- Exercise directions:
Can you transcribe every line exactly and leave the pictures behind?

- Records provided:

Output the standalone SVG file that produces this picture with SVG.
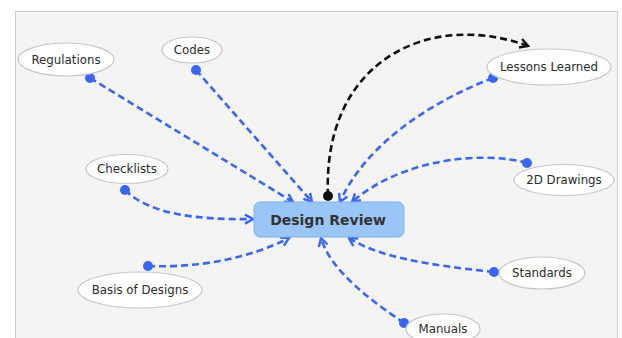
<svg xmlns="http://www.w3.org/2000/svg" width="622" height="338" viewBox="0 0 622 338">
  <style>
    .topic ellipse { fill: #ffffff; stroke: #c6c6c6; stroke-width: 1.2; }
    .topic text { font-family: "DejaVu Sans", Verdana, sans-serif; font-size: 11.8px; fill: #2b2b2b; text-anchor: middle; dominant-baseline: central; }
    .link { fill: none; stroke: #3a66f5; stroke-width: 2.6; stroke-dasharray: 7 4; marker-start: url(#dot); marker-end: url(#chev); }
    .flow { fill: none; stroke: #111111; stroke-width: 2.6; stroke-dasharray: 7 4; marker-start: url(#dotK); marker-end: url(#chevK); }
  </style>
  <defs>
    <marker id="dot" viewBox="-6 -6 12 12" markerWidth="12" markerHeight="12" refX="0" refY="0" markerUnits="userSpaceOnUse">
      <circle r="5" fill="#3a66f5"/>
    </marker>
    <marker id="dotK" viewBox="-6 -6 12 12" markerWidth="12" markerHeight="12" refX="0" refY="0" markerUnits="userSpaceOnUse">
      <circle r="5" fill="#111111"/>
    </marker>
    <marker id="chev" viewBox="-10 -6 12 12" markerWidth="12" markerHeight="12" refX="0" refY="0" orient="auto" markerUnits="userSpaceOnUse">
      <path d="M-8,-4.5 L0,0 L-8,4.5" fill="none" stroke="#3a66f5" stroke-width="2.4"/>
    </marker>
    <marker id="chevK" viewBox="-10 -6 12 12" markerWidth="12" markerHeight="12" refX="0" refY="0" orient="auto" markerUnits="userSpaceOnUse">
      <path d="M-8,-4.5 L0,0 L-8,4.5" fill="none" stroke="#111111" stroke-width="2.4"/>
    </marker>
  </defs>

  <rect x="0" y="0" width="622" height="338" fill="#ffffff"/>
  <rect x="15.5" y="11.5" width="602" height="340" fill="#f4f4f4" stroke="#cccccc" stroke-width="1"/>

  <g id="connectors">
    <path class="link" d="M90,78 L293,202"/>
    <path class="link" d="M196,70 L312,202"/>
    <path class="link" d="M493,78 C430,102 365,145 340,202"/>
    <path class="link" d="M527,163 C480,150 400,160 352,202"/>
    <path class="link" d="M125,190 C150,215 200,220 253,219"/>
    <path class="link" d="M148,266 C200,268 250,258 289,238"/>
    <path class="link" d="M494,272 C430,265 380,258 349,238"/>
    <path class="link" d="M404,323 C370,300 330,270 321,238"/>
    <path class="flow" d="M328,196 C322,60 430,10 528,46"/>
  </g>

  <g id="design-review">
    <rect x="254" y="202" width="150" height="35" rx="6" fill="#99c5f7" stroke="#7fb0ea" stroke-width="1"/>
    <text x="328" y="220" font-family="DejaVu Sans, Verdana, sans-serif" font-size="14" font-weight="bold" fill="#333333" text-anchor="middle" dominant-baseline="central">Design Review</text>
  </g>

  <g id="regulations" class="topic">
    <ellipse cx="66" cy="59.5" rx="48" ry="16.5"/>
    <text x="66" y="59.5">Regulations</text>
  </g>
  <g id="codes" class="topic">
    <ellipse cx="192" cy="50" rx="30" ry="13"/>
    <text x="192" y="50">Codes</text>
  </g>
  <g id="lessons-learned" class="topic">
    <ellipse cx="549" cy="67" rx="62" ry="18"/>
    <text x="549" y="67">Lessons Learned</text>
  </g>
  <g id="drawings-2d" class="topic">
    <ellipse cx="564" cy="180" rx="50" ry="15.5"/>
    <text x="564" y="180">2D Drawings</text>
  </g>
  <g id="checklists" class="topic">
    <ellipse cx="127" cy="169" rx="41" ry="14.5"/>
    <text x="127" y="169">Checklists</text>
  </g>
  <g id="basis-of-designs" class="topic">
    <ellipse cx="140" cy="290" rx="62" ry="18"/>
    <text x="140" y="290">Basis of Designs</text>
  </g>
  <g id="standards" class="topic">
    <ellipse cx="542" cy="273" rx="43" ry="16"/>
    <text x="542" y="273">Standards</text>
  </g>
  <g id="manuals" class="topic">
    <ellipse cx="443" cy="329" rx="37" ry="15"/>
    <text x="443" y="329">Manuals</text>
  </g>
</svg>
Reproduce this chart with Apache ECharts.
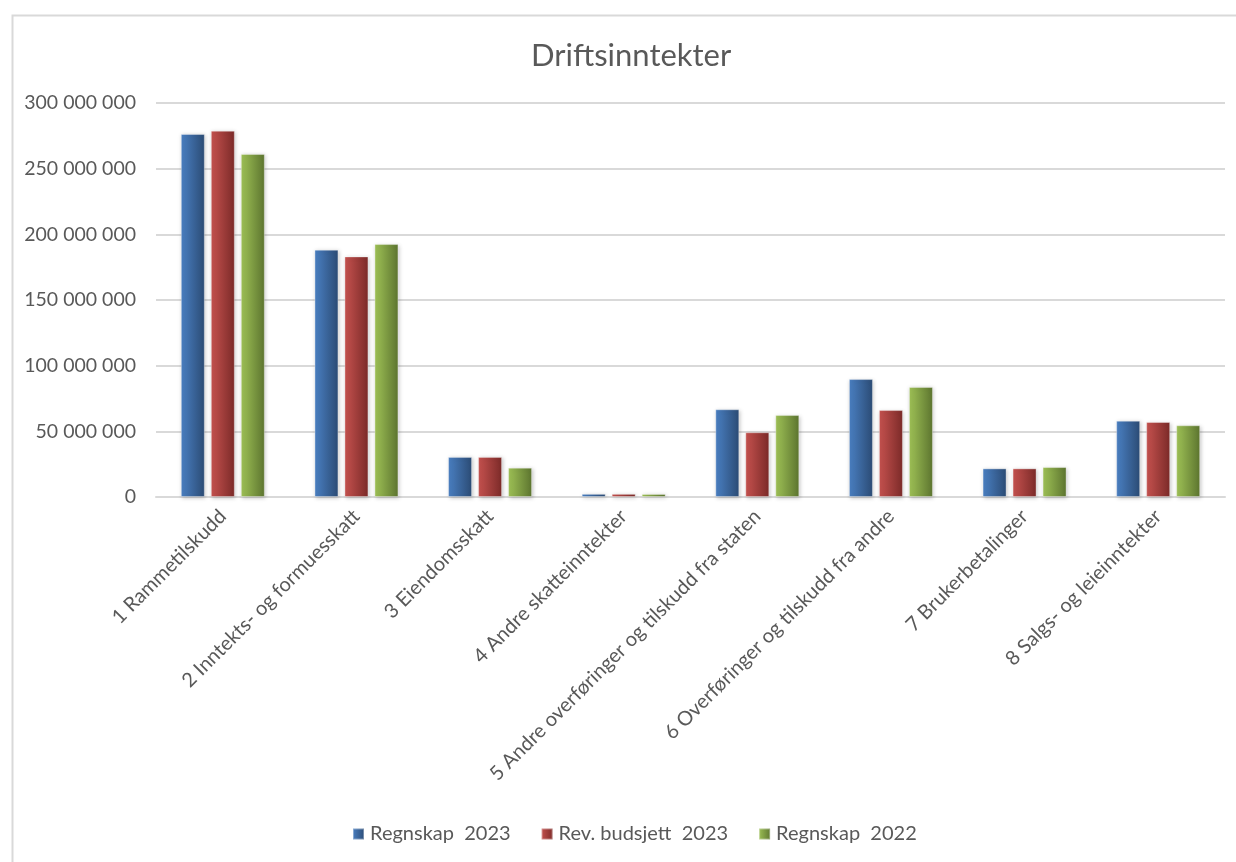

- Answer to the exercise:
Output the standalone SVG file that produces this picture with SVG.
<svg xmlns="http://www.w3.org/2000/svg" width="622" height="338" viewBox="0 0 622 338">
  <style>
    .topic ellipse { fill: #ffffff; stroke: #c6c6c6; stroke-width: 1.2; }
    .topic text { font-family: "DejaVu Sans", Verdana, sans-serif; font-size: 11.8px; fill: #2b2b2b; text-anchor: middle; dominant-baseline: central; }
    .link { fill: none; stroke: #3a66f5; stroke-width: 2.6; stroke-dasharray: 7 4; marker-start: url(#dot); marker-end: url(#chev); }
    .flow { fill: none; stroke: #111111; stroke-width: 2.6; stroke-dasharray: 7 4; marker-start: url(#dotK); marker-end: url(#chevK); }
  </style>
  <defs>
    <marker id="dot" viewBox="-6 -6 12 12" markerWidth="12" markerHeight="12" refX="0" refY="0" markerUnits="userSpaceOnUse">
      <circle r="5" fill="#3a66f5"/>
    </marker>
    <marker id="dotK" viewBox="-6 -6 12 12" markerWidth="12" markerHeight="12" refX="0" refY="0" markerUnits="userSpaceOnUse">
      <circle r="5" fill="#111111"/>
    </marker>
    <marker id="chev" viewBox="-10 -6 12 12" markerWidth="12" markerHeight="12" refX="0" refY="0" orient="auto" markerUnits="userSpaceOnUse">
      <path d="M-8,-4.5 L0,0 L-8,4.5" fill="none" stroke="#3a66f5" stroke-width="2.4"/>
    </marker>
    <marker id="chevK" viewBox="-10 -6 12 12" markerWidth="12" markerHeight="12" refX="0" refY="0" orient="auto" markerUnits="userSpaceOnUse">
      <path d="M-8,-4.5 L0,0 L-8,4.5" fill="none" stroke="#111111" stroke-width="2.4"/>
    </marker>
  </defs>

  <rect x="0" y="0" width="622" height="338" fill="#ffffff"/>
  <rect x="15.5" y="11.5" width="602" height="340" fill="#f4f4f4" stroke="#cccccc" stroke-width="1"/>

  <g id="connectors">
    <path class="link" d="M90,78 L293,202"/>
    <path class="link" d="M196,70 L312,202"/>
    <path class="link" d="M493,78 C430,102 365,145 340,202"/>
    <path class="link" d="M527,163 C480,150 400,160 352,202"/>
    <path class="link" d="M125,190 C150,215 200,220 253,219"/>
    <path class="link" d="M148,266 C200,268 250,258 289,238"/>
    <path class="link" d="M494,272 C430,265 380,258 349,238"/>
    <path class="link" d="M404,323 C370,300 330,270 321,238"/>
    <path class="flow" d="M328,196 C322,60 430,10 528,46"/>
  </g>

  <g id="design-review">
    <rect x="254" y="202" width="150" height="35" rx="6" fill="#99c5f7" stroke="#7fb0ea" stroke-width="1"/>
    <text x="328" y="220" font-family="DejaVu Sans, Verdana, sans-serif" font-size="14" font-weight="bold" fill="#333333" text-anchor="middle" dominant-baseline="central">Design Review</text>
  </g>

  <g id="regulations" class="topic">
    <ellipse cx="66" cy="59.5" rx="48" ry="16.5"/>
    <text x="66" y="59.5">Regulations</text>
  </g>
  <g id="codes" class="topic">
    <ellipse cx="192" cy="50" rx="30" ry="13"/>
    <text x="192" y="50">Codes</text>
  </g>
  <g id="lessons-learned" class="topic">
    <ellipse cx="549" cy="67" rx="62" ry="18"/>
    <text x="549" y="67">Lessons Learned</text>
  </g>
  <g id="drawings-2d" class="topic">
    <ellipse cx="564" cy="180" rx="50" ry="15.5"/>
    <text x="564" y="180">2D Drawings</text>
  </g>
  <g id="checklists" class="topic">
    <ellipse cx="127" cy="169" rx="41" ry="14.5"/>
    <text x="127" y="169">Checklists</text>
  </g>
  <g id="basis-of-designs" class="topic">
    <ellipse cx="140" cy="290" rx="62" ry="18"/>
    <text x="140" y="290">Basis of Designs</text>
  </g>
  <g id="standards" class="topic">
    <ellipse cx="542" cy="273" rx="43" ry="16"/>
    <text x="542" y="273">Standards</text>
  </g>
  <g id="manuals" class="topic">
    <ellipse cx="443" cy="329" rx="37" ry="15"/>
    <text x="443" y="329">Manuals</text>
  </g>
</svg>
Reproduce this chart with Apache ECharts.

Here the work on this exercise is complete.